**DATA SHOWN**:
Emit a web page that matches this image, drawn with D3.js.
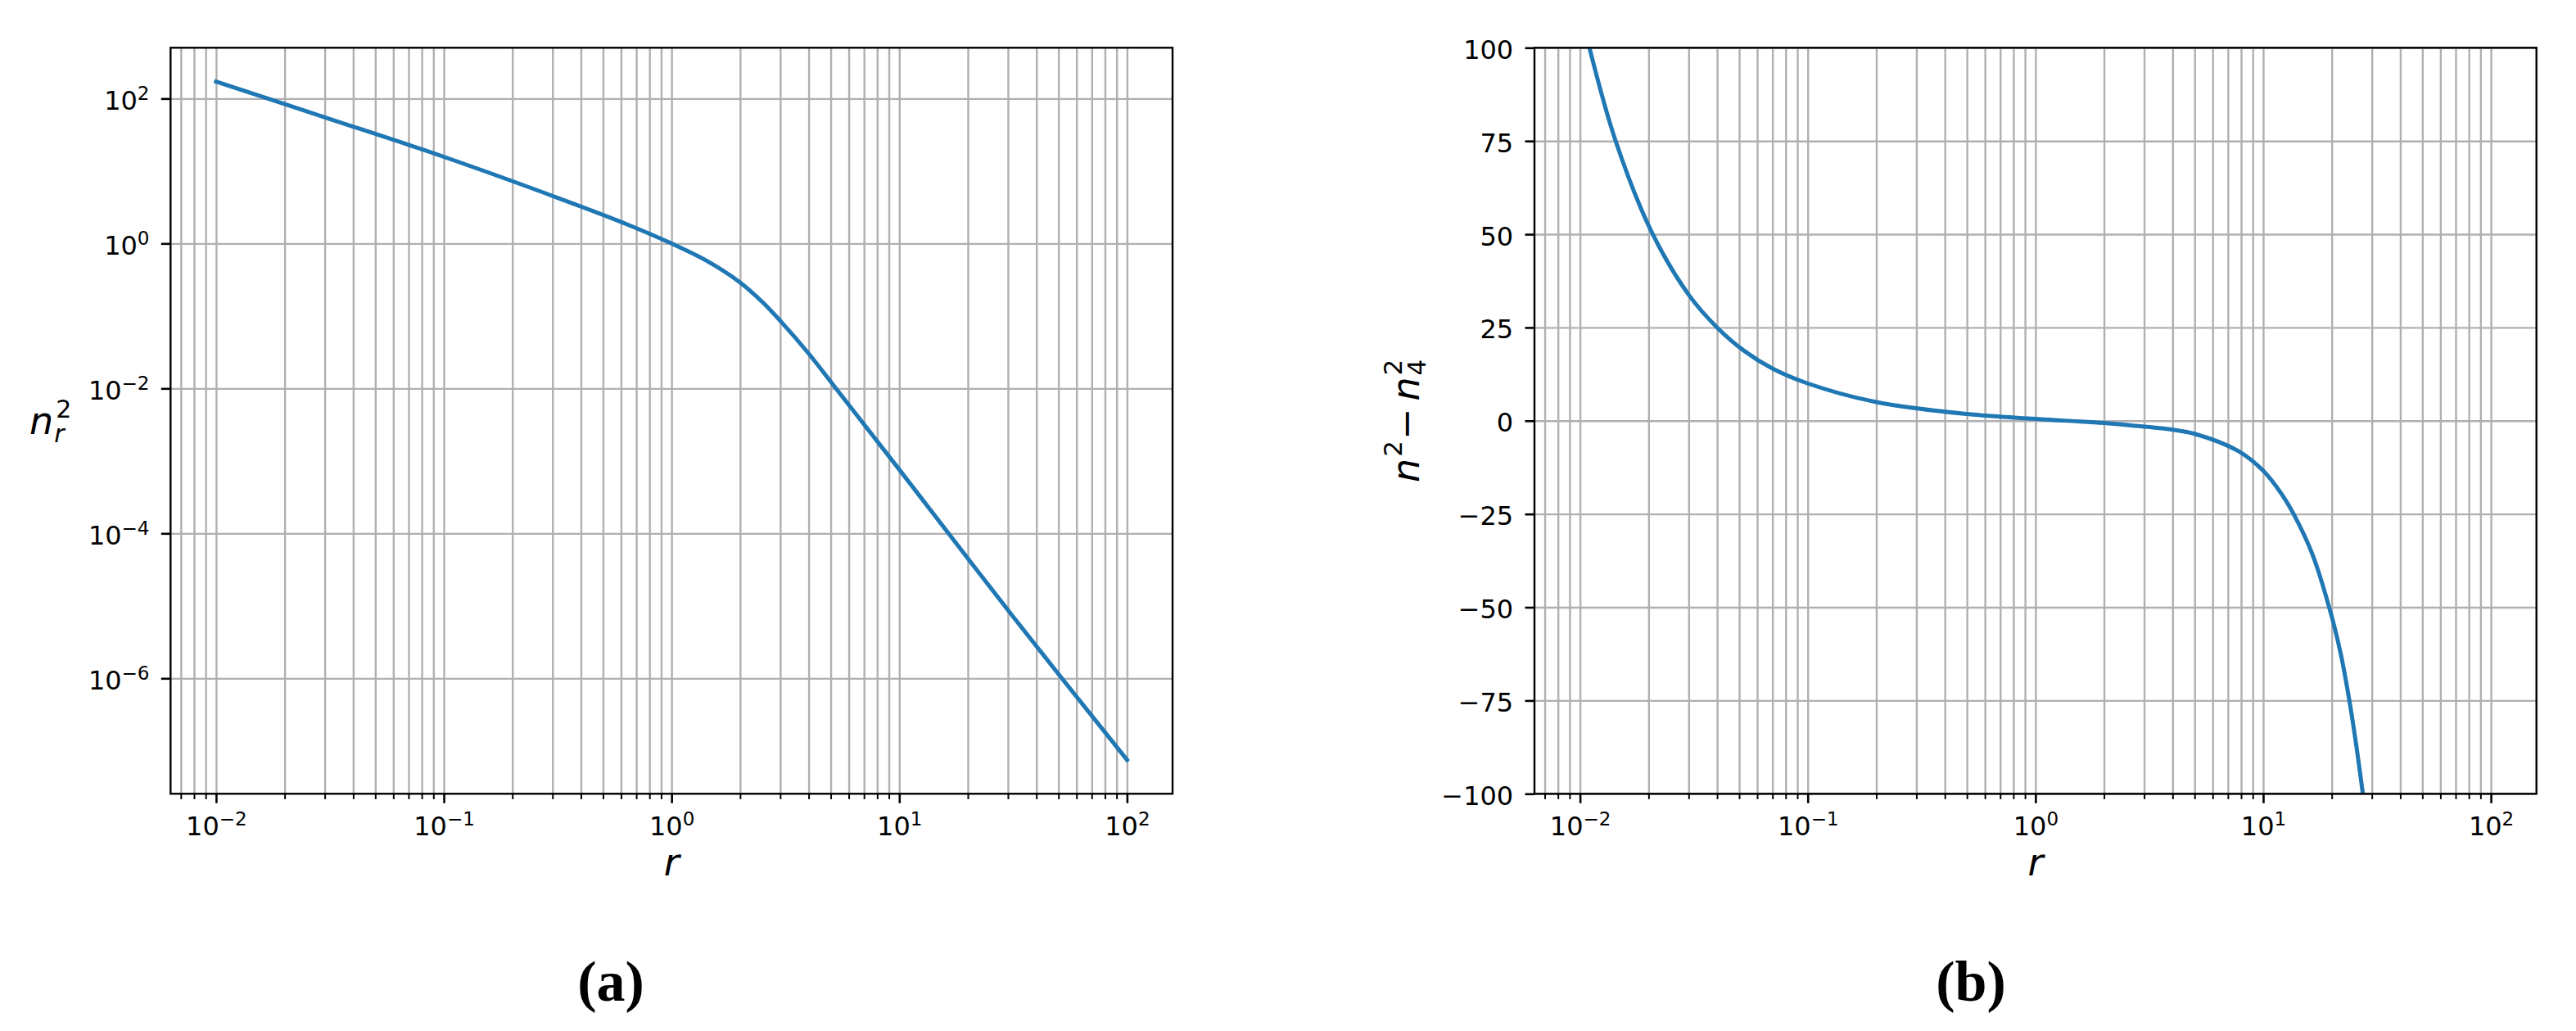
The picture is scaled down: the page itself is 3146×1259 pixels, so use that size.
<!DOCTYPE html>
<html>
<head>
<meta charset="utf-8">
<script src="https://cdn.jsdelivr.net/npm/d3@7"></script>
<style>
body { margin: 0; background: #fff; }
svg text { font-family: "DejaVu Sans", sans-serif; }
</style>
</head>
<body>
<svg id="fig" width="3146" height="1259"></svg>
<script>
// panel (a): n_r^2 against r (log-log)
var rA = [0.01, 0.0316, 0.1, 0.316, 0.631, 1, 1.41, 2, 2.51, 3, 3.98, 5.15, 10, 31.6, 100];
var nA = [171, 52.2, 15.7, 4.27, 1.86, 1.0, 0.589, 0.29, 0.155, 0.086, 0.0309, 0.011, 7.6e-4, 7.1e-6, 7.5e-8];

// panel (b): n^2 - n_4^2 against r (log x, linear y)
var rB = [0.011, 0.0143, 0.0206, 0.03, 0.04, 0.0527, 0.07, 0.1, 0.2, 0.5, 1, 2, 2.58, 4, 5, 7.76, 10, 12, 13.6, 16.5, 19.9, 22, 23.9, 25.7, 27.4];
var dB = [100, 75.2, 50.7, 33.8, 25, 18.7, 14, 10, 5, 1.8, 0.5, -0.6, -1.2, -2.4, -3.5, -8.1, -13.4, -19.5, -25, -36, -52, -63, -75, -87.5, -100];

// ticks
var xTickExp = [-2, -1, 0, 1, 2];
var yTickExpA = [2, 0, -2, -4, -6];
var yTicksB = [100, 75, 50, 25, 0, -25, -50, -75, -100];
var panelNames = ["(a)", "(b)"];

var lineColor = "#1f77b4";
var gridColor = "#b0b0b0";

var plotTop = 58.3, plotBottom = 969.3;
var plotH = plotBottom - plotTop;
var panelA = {left: 208.3, right: 1432};
var panelB = {left: 1874, right: 3097.7};

var svg = d3.select("#fig");
svg.append("rect").attr("width", 3146).attr("height", 1259).attr("fill", "#fff");

// matplotlib style 5% margin, in log space for log axes
function logPad(lo, hi) {
	var a = Math.log10(lo), b = Math.log10(hi), m = 0.05 * (b - a);
	return [Math.pow(10, a - m), Math.pow(10, b + m)];
}

function minorTicks(domain) {
	var out = [];
	for (var e = -4; e <= 3; e++) {
		for (var k = 2; k <= 9; k++) {
			var v = k * Math.pow(10, e);
			if (v >= domain[0] && v <= domain[1]) out.push(v);
		}
	}
	return out;
}

function expText(e) {
	return (e < 0 ? "\u2212" : "") + Math.abs(e);
}

var xMajor = xTickExp.map(function(e){ return Math.pow(10, e); });
var xDomain = logPad(rA[0], rA[rA.length - 1]);

function drawPanel(p, x, y, yMajor, yIsLog, rs, vs, clipId) {
	var g = svg.append("g").attr("transform", "translate(" + p.left + "," + plotTop + ")");
	var w = p.right - p.left;
	var xMinor = minorTicks(x.domain());

	// grid
	g.append("g").attr("transform", "translate(0," + plotH + ")")
		.call(d3.axisBottom(x).tickValues(xMajor.concat(xMinor)).tickSize(plotH).tickFormat(""))
		.call(function(s){ s.select(".domain").remove(); })
		.selectAll("line").attr("y2", -plotH).attr("stroke", gridColor).attr("stroke-width", 2.4);
	g.append("g")
		.call(d3.axisLeft(y).tickValues(yMajor).tickSize(w).tickFormat(""))
		.call(function(s){ s.select(".domain").remove(); })
		.selectAll("line").attr("x2", w).attr("stroke", gridColor).attr("stroke-width", 2.4);

	// curve
	g.append("clipPath").attr("id", clipId).append("rect").attr("width", w).attr("height", plotH);
	var line = d3.line()
		.x(function(d, i){ return x(rs[i]); })
		.y(function(d){ return y(d); })
		.curve(d3.curveCatmullRom.alpha(0.5));
	g.append("path").datum(vs)
		.attr("clip-path", "url(#" + clipId + ")")
		.attr("d", line)
		.attr("fill", "none")
		.attr("stroke", lineColor)
		.attr("stroke-width", 5)
		.attr("stroke-linecap", "square");

	// spines
	g.append("rect").attr("width", w).attr("height", plotH)
		.attr("fill", "none").attr("stroke", "#000").attr("stroke-width", 2.4);

	// x ticks
	g.append("g").attr("transform", "translate(0," + plotH + ")")
		.call(d3.axisBottom(x).tickValues(xMinor).tickSize(6.6).tickFormat(""))
		.call(function(s){ s.select(".domain").remove(); })
		.selectAll("line").attr("stroke", "#000").attr("stroke-width", 2);
	var xa = g.append("g").attr("transform", "translate(0," + plotH + ")")
		.call(d3.axisBottom(x).tickValues(xMajor).tickSize(11.5).tickFormat(""))
		.call(function(s){ s.select(".domain").remove(); })
		.attr("font-family", null).attr("font-size", 32);
	xa.selectAll("line").attr("stroke", "#000").attr("stroke-width", 2.6);
	xa.selectAll(".tick text").each(function(d){
		var t = d3.select(this).attr("y", 50.7).attr("dy", null).attr("fill", "#000").text("10");
		t.append("tspan").attr("dy", -12).attr("font-size", 23).text(expText(Math.round(Math.log10(d))));
	});

	// y ticks
	var ya = g.append("g")
		.call(d3.axisLeft(y).tickValues(yMajor).tickSize(11.5).tickFormat(""))
		.call(function(s){ s.select(".domain").remove(); })
		.attr("font-family", null).attr("font-size", 32);
	ya.selectAll("line").attr("stroke", "#000").attr("stroke-width", 2.6);
	ya.selectAll(".tick text").each(function(d){
		var t = d3.select(this).attr("x", -25.8).attr("y", 13).attr("dy", null).attr("fill", "#000");
		if (yIsLog) {
			t.text("10");
			t.append("tspan").attr("dy", -12).attr("font-size", 23).text(expText(Math.round(Math.log10(d))));
		} else {
			t.text(d < 0 ? "\u2212" + (-d) : String(d));
		}
	});

	// x label
	g.append("text").attr("x", w / 2).attr("y", 1069 - plotTop)
		.attr("text-anchor", "middle").attr("font-size", 46).attr("font-style", "italic").text("r");
	return g;
}

// panel (a)
var xA = d3.scaleLog().domain(xDomain).range([0, panelA.right - panelA.left]);
var yA = d3.scaleLog().domain(logPad(d3.min(nA), d3.max(nA))).range([plotH, 0]);
drawPanel(panelA, xA, yA, yTickExpA.map(function(e){ return Math.pow(10, e); }), true, rA, nA, "clipA");

// panel (b)
var xB = d3.scaleLog().domain(xDomain).range([0, panelB.right - panelB.left]);
var yB = d3.scaleLinear().domain([-100, 100]).range([plotH, 0]);
drawPanel(panelB, xB, yB, yTicksB, false, rB, dB, "clipB");

// y label (a): n_r^2, horizontal
var la = svg.append("text").attr("x", 36).attr("y", 530).attr("font-size", 46);
la.append("tspan").attr("font-style", "italic").text("n");
la.append("tspan").attr("font-size", 30).attr("dx", 3).attr("dy", -20).text("2");
la.append("tspan").attr("font-size", 30).attr("font-style", "italic").attr("dx", -21).attr("dy", 30).text("r");

// y label (b): n^2 - n_4^2, rotated
var lb = svg.append("text").attr("transform", "translate(1733,514) rotate(-90)")
	.attr("x", -75).attr("y", 0).attr("font-size", 46);
lb.append("tspan").attr("font-style", "italic").text("n");
lb.append("tspan").attr("font-size", 31).attr("dx", 2).attr("dy", -21).text("2");
lb.append("tspan").attr("dx", 1).attr("dy", 21).text("\u2212");
lb.append("tspan").attr("font-style", "italic").attr("dx", 9).text("n");
lb.append("tspan").attr("font-size", 31).attr("dx", 2).attr("dy", -21).text("2");
lb.append("tspan").attr("font-size", 31).attr("dx", -19.7).attr("dy", 29).text("4");

// sub-figure captions
svg.selectAll("text.cap").data(panelNames).enter().append("text")
	.attr("class", "cap")
	.attr("x", function(d, i){ return i === 0 ? 746 : 2407; })
	.attr("y", 1222)
	.attr("text-anchor", "middle")
	.attr("font-size", 70)
	.attr("font-weight", "bold")
	.style("font-family", "'Liberation Serif', serif")
	.text(function(d){ return d; });
</script>
</body>
</html>
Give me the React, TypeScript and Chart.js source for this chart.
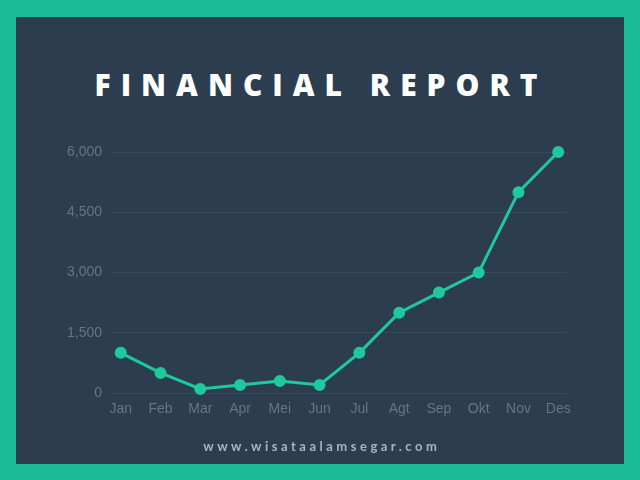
import React, { useEffect, useRef } from "react";
import { Chart, registerables } from "chart.js";

Chart.register(...registerables);

const months = ["Jan", "Feb", "Mar", "Apr", "Mei", "Jun", "Jul", "Agt", "Sep", "Okt", "Nov", "Des"];
const values = [1000, 500, 100, 200, 300, 200, 1000, 2000, 2500, 3000, 5000, 6000];
const yTicks = [0, 1500, 3000, 4500, 6000];
const titleText = "FINANCIAL REPORT";
const footerText = "www.wisataalamsegar.com";

const LINE = "#1ec99e";
const BG = "#2c3d50";
const TEAL = "#1bbb9a";
const TICK = "#69747f";

export default function App() {
  const ref = useRef<HTMLCanvasElement | null>(null);

  useEffect(() => {
    if (!ref.current) return;
    const chart = new Chart(ref.current, {
      type: "line",
      data: {
        datasets: [
          {
            data: values.map((v, i) => ({ x: i, y: v })),
            borderColor: LINE,
            backgroundColor: LINE,
            borderWidth: 3,
            pointRadius: 4.5,
            pointBackgroundColor: LINE,
            pointBorderColor: LINE,
            tension: 0,
            fill: false,
            clip: false,
          },
        ],
      },
      options: {
        animation: false,
        responsive: false,
        maintainAspectRatio: false,
        layout: { padding: { top: 152, right: 73, bottom: 57, left: 0 } },
        plugins: { legend: { display: false }, tooltip: { enabled: false } },
        scales: {
          x: {
            type: "linear",
            min: -0.22,
            max: months.length - 1 + 0.22,
            afterBuildTicks: (scale: any) => {
              scale.ticks = months.map((_, i) => ({ value: i }));
            },
            afterFit: (scale: any) => {
              scale.height = 30;
            },
            grid: { display: false, drawTicks: false },
            border: { display: false },
            ticks: {
              color: TICK,
              font: { family: "'Liberation Sans', Arial, sans-serif", size: 14 },
              padding: 8,
              maxRotation: 0,
              autoSkip: false,
              callback: (v: any) => months[v as number] ?? "",
            },
          },
          y: {
            min: 0,
            max: 6000,
            afterBuildTicks: (scale: any) => {
              scale.ticks = yTicks.map((v) => ({ value: v }));
            },
            afterFit: (scale: any) => {
              scale.width = 112;
            },
            grid: { color: "rgba(255,255,255,0.06)", drawTicks: false, lineWidth: 1 },
            border: { display: false },
            ticks: {
              color: TICK,
              font: { family: "'Liberation Sans', Arial, sans-serif", size: 14 },
              padding: 10,
              callback: (v: any) => Number(v).toLocaleString("en-US"),
            },
          },
        },
      },
    });
    return () => chart.destroy();
  }, []);

  return (
    <div
      style={{
        position: "fixed",
        left: 0,
        top: 0,
        width: 640,
        height: 480,
        background: TEAL,
        overflow: "hidden",
      }}
    >
      <div
        style={{
          position: "absolute",
          left: 16,
          top: 17,
          right: 16,
          bottom: 16,
          background: BG,
        }}
      />
      <div
        style={{
          position: "absolute",
          left: 0,
          width: 640,
          top: 66,
          textAlign: "center",
          color: "#ffffff",
          fontFamily: "'Open Sans', sans-serif",
          fontWeight: 800,
          fontSize: 30,
          letterSpacing: 10,
          lineHeight: "38px",
          paddingLeft: 2,
          boxSizing: "border-box",
          whiteSpace: "nowrap",
        }}
      >
        {titleText}
      </div>
      <canvas
        ref={ref}
        width={640}
        height={480}
        style={{ position: "absolute", left: 0, top: 0, width: 640, height: 480 }}
      />
      <div
        style={{
          position: "absolute",
          left: 0,
          width: 640,
          top: 437,
          textAlign: "center",
          color: "#aab3bc",
          fontFamily: "Lato, sans-serif",
          fontWeight: 700,
          fontSize: 13,
          letterSpacing: 3.5,
          lineHeight: "18px",
          paddingLeft: 3.5,
          boxSizing: "border-box",
        }}
      >
        {footerText}
      </div>
    </div>
  );
}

**WHAT YOU SHOULD DO**:
Make an exact copy of the lines from the one that contains "Give me the" through the one that contains "Chart.register(...registerables);", both included, and no other lines. Pictures are skipped.

**FULL ANSWER**:
Give me the React, TypeScript and Chart.js source for this chart.
import React, { useEffect, useRef } from "react";
import { Chart, registerables } from "chart.js";

Chart.register(...registerables);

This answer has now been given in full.